Woe unto you, scribes and Pharisees, hypocrites! for ye compass sea and land to make one proselyte; and when he is become so, ye make him twofold more a son of hell than yourselves.—Matt. 23:15.
The great invective of Jesus against the scribes and Pharisees (Matthew 23) deals wholly with the perversions of religion. In these verses he emphasizes the fact that the solemn importance attached to external minutiæ turned the attention of men from the really fundamental spiritual duties, such as justice, mercy, and good faith. As the blood was supposed to be the sacred element of life, it had to be drained off in butchering, and a drowned animal could not be eaten. Jesus wittily describes the Pharisee filtering out drowned gnats from the drinking water, but bolting some camel of a sin without blinking. The outside of the cup was kept scrupulously scoured, but the inside was filled with the products of rapacity and the material for luxurious excess. When religion had become of such a sort, even missionary activity became an actual damage, for the converts were turned into fanatical sticklers on trifles. In all this we can [pg 136] see him striking out for a kind of religion that would result in righteous conduct and have social value.

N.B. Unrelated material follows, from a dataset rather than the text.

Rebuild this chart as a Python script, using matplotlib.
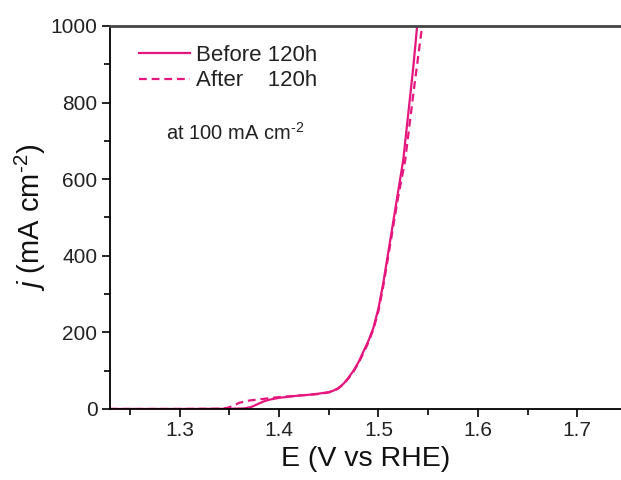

Have we had any experience of religion which obscured duty to us? Have we had any experience of religion which revealed duty to us?
Fifth Day: Religious Wonders and Social Realities
And the Pharisees and Sadducees came, and trying him asked him to show them a sign from heaven. But he answered and said unto them, When it is evening, ye say, It will be fair weather: for the heaven is red. And in the morning, It will be foul weather to-day: for the heaven is red and lowering. Ye know how to discern the face of the heaven; but ye cannot discern the signs of the times. An evil and adulterous generation seeketh after a sign; and there shall no sign be given unto it, but the sign of Jonah. And he left them, and departed.—Matt. 16:1-4.
This demand for a miracle pursued Jesus all through his teaching activity. He settled with it on principle in his desert temptation; he would not leap from the pinnacles of the temple, or do anything to turn his work into a holy circus. But the demand followed him to his death: “If thou art the Son of God, come down from the cross.” A good, stunning miracle seemed a short cut to faith, the most convincing way of furnishing proof of his divine mission. Also, it would be mighty interesting. But he never catered to the demand. His power was only for the relief of suffering. He tried to keep his acts of healing private. In this passage he advised his opponents to use their intellect in more useful directions than stargazing for signs from heaven. They were weather-wise. Let them read the signs of the times. Storms were brewing on the horizon. Forty years later Titus destroyed Jerusalem and broke the back of the Jewish nation. The prophetic mind of Jesus saw it coming (Luke 19:41-44).
If they had accepted his teaching of peace instead of getting intoxicated by the visions of revolutionary apocalypticism, the doom might have been averted. He was trying to bring their feet to the ground, turn their mind to realities, and make their religion socially efficient.
Would the sight of a miracle have effected a moral change in a Pharisee?
How would religion be affected, if miraculous demonstrations could be furnished at will?